According to market participants, space-takers in the segment range from start-ups to big corporations; however, start-ups and small corporations form a major part. Market players say the rise in interest comes on the back of perks such as cost-effective and flexible leasing terms and hassle-free operations, among others.
The major sector players in India are Regus, WeWork, Cowrks, Awfis and Smartworks and, according to the consultancy firm Knight Frank, they have 8.5 million square feet of operational space, with plans for an additional seven million square feet by 2020. Currently, Delhi-NCR, Mumbai and Bengaluru house most of the co-working stock in India, followed by Pune and Kolkata.
Talking of the convenience offered to the consumers, Ryan Bennet, Chief WeWork Officer, WeWork India, said: "It is a segment where you don't have to put down a 10-month security deposit... you don't have to put in any capital investment."
You just have to show up on day one with your computers in hand and everything is taken care of for you," he said. WeWork India is a joint venture of US-based WeWork and the Embassy Group.
Normally, when an organisation signs up for a commercial lease in traditional real estate, it gets locked in for 5 to 10 years, allowing limited flexibility, while co-working spaces give the flexibility to scale up and scale down the space and occupancy duration as the need arises, Bennet added.
He was of the opinion that, on an average, a company would save 15-20 per cent annually while working out of a co-working space compared to the cost incurred in traditional office area.
Along with domestic companies, the demand from foreign firms also is palpable, according to space providers.
Shouvik Mandal, Director of Apeejay Business Centre, said: "Foreign players also face restrictions in buying property... which further attracts them towards co-working spaces."
Apart from IT and other logistical support, many space providers also provide other amenities and facilities ranging from community meetings, food programmes, knowledge sharing sessions and so on, which sets them apart from the conventional office space providers.
Karanpal Singh, founder of The Circle, which recently launched its first co-working centre at the Huda City Centre Metro Station, Gurugram said: "Today the millennials want a good environment to work in, just as much as a good company to work in."
Talking of the designing aspect, Yash Kela, founder of interior designing firm Arrivae, said that corporate offices are more formal and hierarchy-driven spaces while co-working spaces are more vibrant, casual spaces.
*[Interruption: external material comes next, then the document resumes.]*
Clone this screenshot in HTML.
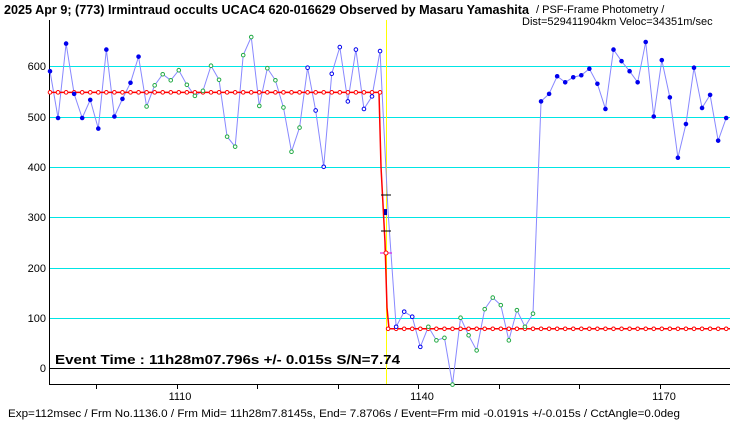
<!DOCTYPE html><html><head><style>body{margin:0;background:#fff;}svg text{font-family:"Liberation Sans","Noto Sans CJK JP",sans-serif;}</style></head><body>
<svg id="s" width="740" height="425" xmlns="http://www.w3.org/2000/svg">
<rect width="740" height="425" fill="#fff"/>
<text x="4" y="14" font-size="12.5" font-weight="bold" textLength="525" lengthAdjust="spacingAndGlyphs">2025 Apr 9; (773) Irmintraud occults UCAC4 620-016629 Observed by Masaru Yamashita</text>
<text x="536" y="13" font-size="11">/ PSF-Frame Photometry /</text>
<text x="522" y="25" font-size="11">Dist=529411904km Veloc=34351m/sec</text>
<g stroke="#00e5e5" stroke-width="1">
<line x1="50" x2="730" y1="66.5" y2="66.5"/><line x1="50" x2="730" y1="117.5" y2="117.5"/><line x1="50" x2="730" y1="167.5" y2="167.5"/><line x1="50" x2="730" y1="217.5" y2="217.5"/><line x1="50" x2="730" y1="268.5" y2="268.5"/><line x1="50" x2="730" y1="318.5" y2="318.5"/>
</g>
<line x1="50" x2="730" y1="368.5" y2="368.5" stroke="#000"/>
<line x1="386.5" x2="386.5" y1="20" y2="384" stroke="#ff0" />
<line x1="49.5" x2="49.5" y1="20" y2="384" stroke="#000"/>
<line x1="49" x2="730" y1="384.5" y2="384.5" stroke="#000"/>
<g font-size="11" text-anchor="end"><text x="46" y="70">600</text><text x="46" y="121">500</text><text x="46" y="171">400</text><text x="46" y="221">300</text><text x="46" y="272">200</text><text x="46" y="322">100</text><text x="46" y="372">0</text></g>
<g font-size="11" text-anchor="middle"><text x="180" y="400">1110</text><text x="422" y="400">1140</text><text x="664" y="400">1170</text></g>
<g id="ticks" stroke="#000"></g>
<g id="data"></g>
<text x="55" y="364" font-size="13" font-weight="bold" textLength="345" lengthAdjust="spacingAndGlyphs">Event Time : 11h28m07.796s  +/- 0.015s  S/N=7.74</text>
<text x="8" y="417" font-size="11" textLength="672" lengthAdjust="spacingAndGlyphs">Exp=112msec / Frm No.1136.0 / Frm Mid= 11h28m7.8145s,  End= 7.8706s / Event=Frm mid -0.0191s +/-0.015s / CctAngle=0.0deg</text>
</svg>
<script>
var v=[590,497,645,545,497,533,476,633,500,535,567,619,520,562,584,572,592,563,541,551,601,573,460,440,622,658,521,596,572,518,430,478,597,512,400,585,638,530,633,515,540,630,310,82,112,102,42,82,55,60,-33,100,65,35,117,140,125,55,115,82,108,530,545,580,568,578,582,595,565,515,633,610,590,568,648,500,612,538,418,485,597,517,543,452,497];
var X=f=>50+(f-1094)*8.05, Y=a=>368-a*0.503, ns="http://www.w3.org/2000/svg";
var s=document.getElementById('data'),t=document.getElementById('ticks');
function el(n,a,p){var e=document.createElementNS(ns,n);for(var k in a)e.setAttribute(k,a[k]);(p||s).appendChild(e);return e;}
for(var f=1100;f<=1170;f+=10){el('line',{x1:Math.round(X(f)-2)+.5,x2:Math.round(X(f)-2)+.5,y1:384,y2:389},t);}
el('polyline',{points:v.map((a,i)=>X(1094+i)+','+Y(a)).join(' '),fill:'none',stroke:'#8888ff','stroke-width':1});
var m=[];for(var i=0;i<v.length;i++){var f=1094+i;m.push(f<=1135?548:78);}
el('polyline',{points:'50,'+Y(548)+' 379,'+Y(548)+' 381,'+Y(400)+' 385,'+Y(250)+' 387,'+Y(120)+' 389,'+Y(78)+' 730,'+Y(78),fill:'none',stroke:'#f00','stroke-width':1.5});
for(var i=0;i<v.length;i++){var f=1094+i,x=X(f);
el('circle',{cx:x,cy:Y(m[i]),r:1.8,fill:'#fff',stroke:'#f00','stroke-width':1});
var c,fill;if(f<=1105||f>=1155){c='#0000ee';fill='#0000ee';}else if((f>=1126&&f<=1140))c='#0000ee',fill='#fff';else c='#22aa44',fill='#fff';
if(f==1136)continue;
el('circle',{cx:x,cy:Y(v[i]),r:1.8,fill:fill,stroke:c,'stroke-width':1});}
el('rect',{x:384,y:Y(310)-3,width:3,height:6,fill:'#0000aa'});
el('line',{x1:381,x2:391,y1:195,y2:195,stroke:'#000'});el('line',{x1:381,x2:391,y1:231,y2:231,stroke:'#000'});
el('line',{x1:380,x2:392,y1:253,y2:253,stroke:'#d0d'});el('circle',{cx:386,cy:253,r:2,fill:'#fff',stroke:'#f00'});
</script>
</body></html>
Community areas like balconies or terraces are the primary areas where employees can interact and discuss.
"Overall, the two categories are the complete opposite. Corporates tend to attract an older age group whereas co-working spaces are catered for start-ups where the age groups are way more younger," he said.
Regarding competition between the conventional office space and co-working facilities, people in the market say that, for conventional spaces, the competition is not of much concern; in fact, both could prove to be complementary to each other.
"These two will basically make up for each other," said Mandal, who also heads the firm, Apeejay Real Estate. Small firms which take up spaces business centres and would move out to a conventional office space in the long run when they grow and the number of employees increases, he added.
The concept of co-working spaces has so far been largely limited to the tier-I cities. Although business centers have cropped up in few tier-II cities, the popularity there is yet to pick up, market players said.
On the outlook for the market, sector players said the market seems positive and demand would increase from here on.
"In India it will expand faster than a lot of other markets, because you have 600 million (people) under the age of 35, a strong GDP growth of over 7 per cent," Bennet said. The Circle's Singh said, "It's only the beginning, and co-working is the largest growing market right now."